===== Supplied information =====

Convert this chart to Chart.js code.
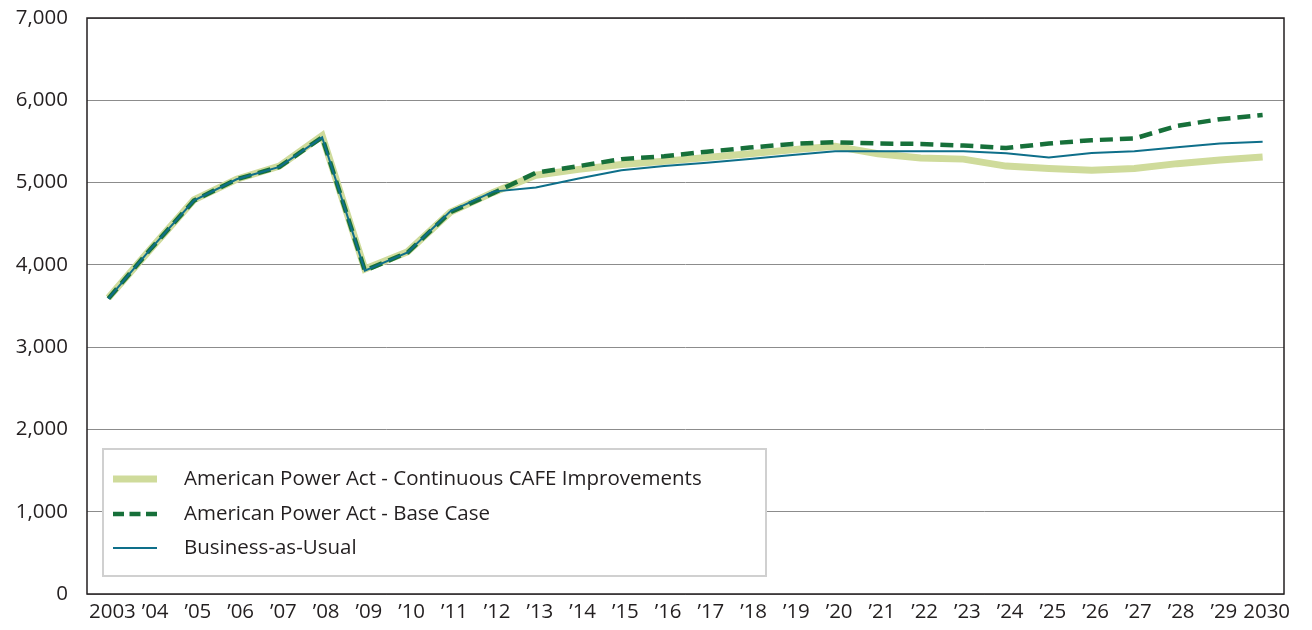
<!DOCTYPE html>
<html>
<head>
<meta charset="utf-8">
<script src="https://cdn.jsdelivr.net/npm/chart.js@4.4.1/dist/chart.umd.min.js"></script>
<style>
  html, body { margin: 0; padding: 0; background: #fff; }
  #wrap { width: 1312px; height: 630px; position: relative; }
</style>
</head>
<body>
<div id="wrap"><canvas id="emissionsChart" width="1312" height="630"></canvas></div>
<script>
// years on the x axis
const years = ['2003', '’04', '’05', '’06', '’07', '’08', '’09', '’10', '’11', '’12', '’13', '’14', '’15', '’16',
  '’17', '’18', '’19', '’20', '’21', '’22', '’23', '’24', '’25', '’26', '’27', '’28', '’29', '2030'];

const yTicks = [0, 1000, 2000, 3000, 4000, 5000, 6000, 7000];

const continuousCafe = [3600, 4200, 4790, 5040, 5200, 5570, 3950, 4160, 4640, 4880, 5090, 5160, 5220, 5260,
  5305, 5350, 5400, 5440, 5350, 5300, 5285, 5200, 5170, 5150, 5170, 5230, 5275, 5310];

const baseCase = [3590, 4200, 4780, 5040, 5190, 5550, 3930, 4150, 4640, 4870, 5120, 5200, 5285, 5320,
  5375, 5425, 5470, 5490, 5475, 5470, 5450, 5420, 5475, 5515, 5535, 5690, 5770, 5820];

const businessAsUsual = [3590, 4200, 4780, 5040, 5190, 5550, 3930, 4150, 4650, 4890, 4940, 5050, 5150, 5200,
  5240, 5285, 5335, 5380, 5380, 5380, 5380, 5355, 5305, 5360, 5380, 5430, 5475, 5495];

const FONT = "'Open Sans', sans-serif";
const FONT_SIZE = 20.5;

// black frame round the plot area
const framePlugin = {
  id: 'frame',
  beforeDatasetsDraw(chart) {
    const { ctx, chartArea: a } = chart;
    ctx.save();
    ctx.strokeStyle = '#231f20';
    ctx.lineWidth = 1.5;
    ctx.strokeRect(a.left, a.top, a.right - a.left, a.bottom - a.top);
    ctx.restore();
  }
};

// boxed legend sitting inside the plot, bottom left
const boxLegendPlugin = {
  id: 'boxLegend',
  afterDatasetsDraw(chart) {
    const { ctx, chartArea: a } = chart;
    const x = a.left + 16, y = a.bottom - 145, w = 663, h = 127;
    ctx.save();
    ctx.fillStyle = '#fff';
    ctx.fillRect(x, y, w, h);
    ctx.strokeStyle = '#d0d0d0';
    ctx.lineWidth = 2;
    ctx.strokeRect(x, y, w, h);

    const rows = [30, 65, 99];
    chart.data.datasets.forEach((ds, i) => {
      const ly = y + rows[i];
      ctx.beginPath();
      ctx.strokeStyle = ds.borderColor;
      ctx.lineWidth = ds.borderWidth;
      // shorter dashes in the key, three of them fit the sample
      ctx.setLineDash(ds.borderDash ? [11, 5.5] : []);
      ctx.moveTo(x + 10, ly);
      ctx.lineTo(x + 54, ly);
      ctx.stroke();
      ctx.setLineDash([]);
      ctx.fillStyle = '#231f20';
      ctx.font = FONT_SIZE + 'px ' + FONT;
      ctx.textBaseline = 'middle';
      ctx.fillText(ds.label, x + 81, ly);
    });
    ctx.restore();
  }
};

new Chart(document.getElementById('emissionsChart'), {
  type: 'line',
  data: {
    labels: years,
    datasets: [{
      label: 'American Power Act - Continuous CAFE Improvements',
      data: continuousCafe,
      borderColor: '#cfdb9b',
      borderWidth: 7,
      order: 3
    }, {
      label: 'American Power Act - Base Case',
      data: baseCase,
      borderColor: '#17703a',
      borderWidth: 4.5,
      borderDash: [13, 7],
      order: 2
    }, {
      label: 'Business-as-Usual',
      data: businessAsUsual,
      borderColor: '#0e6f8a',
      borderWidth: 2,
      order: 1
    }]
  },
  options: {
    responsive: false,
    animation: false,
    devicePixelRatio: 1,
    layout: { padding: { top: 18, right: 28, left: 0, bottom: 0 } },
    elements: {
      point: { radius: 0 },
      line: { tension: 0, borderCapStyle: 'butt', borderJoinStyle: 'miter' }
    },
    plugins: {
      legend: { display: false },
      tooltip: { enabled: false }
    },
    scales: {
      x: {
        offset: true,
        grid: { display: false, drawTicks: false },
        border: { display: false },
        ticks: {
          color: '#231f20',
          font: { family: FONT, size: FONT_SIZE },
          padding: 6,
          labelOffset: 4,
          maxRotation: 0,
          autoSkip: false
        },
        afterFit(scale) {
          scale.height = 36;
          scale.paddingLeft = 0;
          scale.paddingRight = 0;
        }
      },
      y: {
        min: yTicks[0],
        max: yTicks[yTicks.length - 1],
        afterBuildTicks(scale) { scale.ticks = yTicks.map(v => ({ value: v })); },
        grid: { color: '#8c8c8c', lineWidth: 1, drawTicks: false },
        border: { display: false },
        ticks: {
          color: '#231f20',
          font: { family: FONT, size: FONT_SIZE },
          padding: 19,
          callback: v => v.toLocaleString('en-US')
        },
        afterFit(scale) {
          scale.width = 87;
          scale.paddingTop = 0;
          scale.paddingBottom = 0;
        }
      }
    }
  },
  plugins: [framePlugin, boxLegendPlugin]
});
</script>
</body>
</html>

=====

### Task prompt
Write out the lines from the start of the material to the line with "const yTicks = [0, 1000, 2000, 3000, 4000, 5000, 6000, 7000];", inclusive and exactly. Skip the pictures.

### Output below
Convert this chart to Chart.js code.
<!DOCTYPE html>
<html>
<head>
<meta charset="utf-8">
<script src="https://cdn.jsdelivr.net/npm/chart.js@4.4.1/dist/chart.umd.min.js"></script>
<style>
  html, body { margin: 0; padding: 0; background: #fff; }
  #wrap { width: 1312px; height: 630px; position: relative; }
</style>
</head>
<body>
<div id="wrap"><canvas id="emissionsChart" width="1312" height="630"></canvas></div>
<script>
// years on the x axis
const years = ['2003', '’04', '’05', '’06', '’07', '’08', '’09', '’10', '’11', '’12', '’13', '’14', '’15', '’16',
  '’17', '’18', '’19', '’20', '’21', '’22', '’23', '’24', '’25', '’26', '’27', '’28', '’29', '2030'];

const yTicks = [0, 1000, 2000, 3000, 4000, 5000, 6000, 7000];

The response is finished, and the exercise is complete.